There was more than enough consolation though - it was spectacular. The trees were impossibly squat and deeply wrinkled and a thick carpet of bright green moss covered everything, it was like a caricature of a forest. As we gained altitude the trees switched to a polar opposite, and logic-defyingly tall, thin trees without a leaf or branch for their first hundred metres soared straight up, making an eerie creaking symphony as they swayed slowly in the breeze.

"Welcome to Middle Earth." Kev said.
And he couldn't have been more right.

While we were on a narrow, muddy stretch of the trail with a cliff face on our right side we heard the thunderous sound of hooves and clung to the sheer rock face to make way.
Two gauchos were leading six horses and two dogs in the other direction - they stopped to make conversation and were suitably impressed with our progress so far and seemed excited for us even though navigating this terrain is an everyday chore for them.

We stopped for lunch a little later and tried an experiment to see if polenta could cook itself from cold (like cous-cous can). It can't. It was worse than not eating.

Don't try this.
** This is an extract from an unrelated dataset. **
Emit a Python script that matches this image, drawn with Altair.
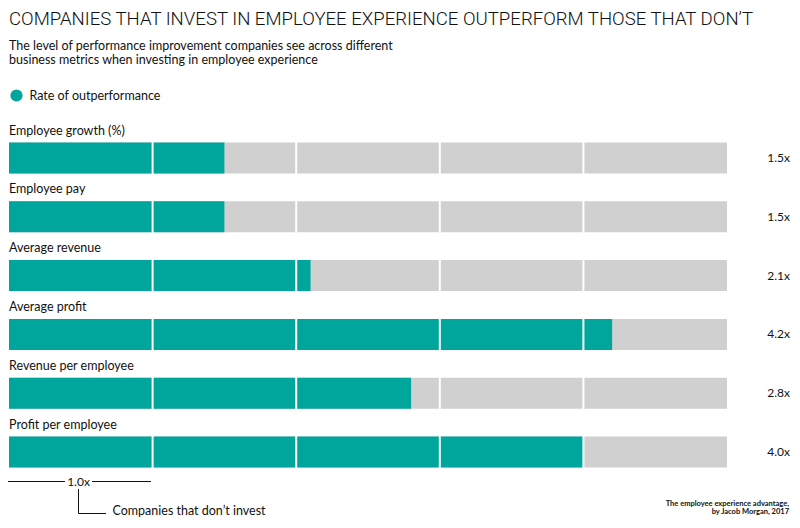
import altair as alt
import pandas as pd

# ---- data ----
categories = ["Employee growth (%)", "Employee pay", "Average revenue",
              "Average profit", "Revenue per employee", "Profit per employee"]
values = [1.5, 1.5, 2.1, 4.2, 2.8, 4.0]
value_labels = ["1.5x", "1.5x", "2.1x", "4.2x", "2.8x", "4.0x"]
scale_max = 5.0
dividers = [1, 2, 3, 4]

title_text = "COMPANIES THAT INVEST IN EMPLOYEE EXPERIENCE OUTPERFORM THOSE THAT DON\u2019T"
subtitle_lines = ["The level of performance improvement companies see across different",
                  "business metrics when investing in employee experience"]
legend_label = "Rate of outperformance"
baseline_label = "1.0x"
baseline_note = "Companies that don\u2019t invest"
source_lines = ["The employee experience advantage,", "by Jacob Morgan, 2017"]

TEAL = "#00A59B"
GREY = "#D0D0D0"
FONT = "Lato"
TFONT = "Roboto"

W, H = 784, 512

df = pd.DataFrame({"cat": categories, "value": values, "label": value_labels,
                   "max": [scale_max] * len(categories)})
div_df = pd.DataFrame({"d": dividers})

xs = alt.Scale(domain=[0, scale_max], range=[1, 719], nice=False, zero=True)
ys = alt.Scale(domain=categories, range=[120.6, 473.4], paddingInner=0, paddingOuter=0)

X = lambda f: alt.X(f, type="quantitative", scale=xs, axis=None)
Y = alt.Y("cat:N", scale=ys, axis=None, sort=categories)

base = alt.Chart(df)

grey = base.mark_bar(color=GREY, height=31).encode(x=X("max"), y=Y)
teal = base.mark_bar(color=TEAL, height=31).encode(x=X("value"), y=Y)

rules = alt.Chart(div_df).mark_rule(color="white", strokeWidth=2).encode(
    x=alt.X("d:Q", scale=xs, axis=None),
    y=alt.value(118), y2=alt.value(476))

cat_text = base.mark_text(align="left", baseline="middle", font=FONT, fontSize=12.5,
                          dy=-27.5, color="#111").encode(
    x=alt.value(1), y=Y, text="cat:N")
val_text = base.mark_text(align="right", baseline="middle", font=FONT, fontSize=12,
                          color="#111").encode(
    x=alt.value(782), y=Y, text="label:N")

def txt(s, x, y, size, align="left", font=FONT, weight="normal", color="#111"):
    return alt.Chart(pd.DataFrame({"t": [s]})).mark_text(
        align=align, baseline="middle", font=font, fontSize=size, fontWeight=weight,
        color=color).encode(x=alt.value(x), y=alt.value(y), text="t:N")

title = txt(title_text, 1, 10.5, 18.6, font=TFONT, weight=300)
sub1 = txt(subtitle_lines[0], 1, 37.9, 12.5)
sub2 = txt(subtitle_lines[1], 1, 52.4, 12.5)
leg_dot = alt.Chart(pd.DataFrame({"t": [legend_label]})).mark_point(
    filled=True, color=TEAL, size=150, opacity=1).encode(
    x=alt.value(8.5), y=alt.value(87.5))
leg_txt = txt(legend_label, 21.5, 87.5, 12.5)

def seg(x1, y1, x2, y2):
    return alt.Chart(pd.DataFrame({"a": [0]})).mark_rule(color="#111", strokeWidth=1).encode(
        x=alt.value(x1), y=alt.value(y1), x2=alt.value(x2), y2=alt.value(y2))

ann = [
    seg(0, 473.5, 57, 473.5),
    seg(84, 473.5, 143, 473.5),
    txt(baseline_label, 70.5, 473.5, 12, align="center"),
    seg(70.5, 481, 70.5, 505.5),
    seg(70.5, 505.5, 98, 505.5),
    txt(baseline_note, 104.5, 503, 12.5),
    txt(source_lines[0], 781, 495.5, 7.5, align="right", weight="bold"),
    txt(source_lines[1], 781, 504, 7.5, align="right", weight="bold"),
]

chart = alt.layer(grey, teal, rules, cat_text, val_text, title, sub1, sub2,
                  leg_dot, leg_txt, *ann).properties(
    width=W, height=H, autosize=alt.AutoSizeParams(type="none"), padding=0
).configure_view(stroke=None)

chart.save("out.html", embed_options={"renderer": "svg", "actions": False})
Ever.

It was getting late as we came up through the valley and as we finally came over the meadowed crest to see the lake we were relieved and impressed in equal measure. The valley sides were steep, and from our viewpoint looked oddly straight and symmetrical.

As we got to the southern edge of the lake I could see a small farmhouse. I waved to a small boy as we passed, and we thought about how it would be to grow up in such a desolate and remote place.
A short while later the trail passed a maze of tiny mini-meadows cut up by huge, hollow fallen trees avergrown by bushes and moss. They were on a bit of a slope, but I thought probably the best chance for a nights sleep on the lake.

We carried on in case there was something better soon - we could see some small beaches on the other side and the trail did seem to be going downwards. We did get down to a beach, but the sand was wet, and littered with jagged rocks.

There were more of the dead trees, lots left sticking out over the still lake, so while Kev took some photos I practiced inner calm while walking tens of metres over the lake on the creaking, curving and crumbling trunks.

I got naked and wandered through the reeds into the phenomenally motionless lake and it was only once I was out into it that the intense blackness of the water came to me. The lake is a kilometre wide along it's whole length, and each side is about 45 degrees, so it stands to reason there was five hundred metres of still water below me. But the darkness looked infinite.

We headed back up to the little meadows dragging as much firewood as we could with us, and found a hidden patch with a just about sleepable slope, pulled out the fish I was given that morning and made fire.
The taste we experienced is one that can only happen when something is a touching gift, unbeatably fresh and unparalleledly natural.

As darkness fell a faint chorus of frog croaks and ribbets reverborated through the valley, and we stocked the fire before marvelling at the brighter still Milky Way. As well as a shooting star I saw four satellites, and couldn't help but wonder what it would look like to see everything humans have put into orbit at once, hanging in the sky.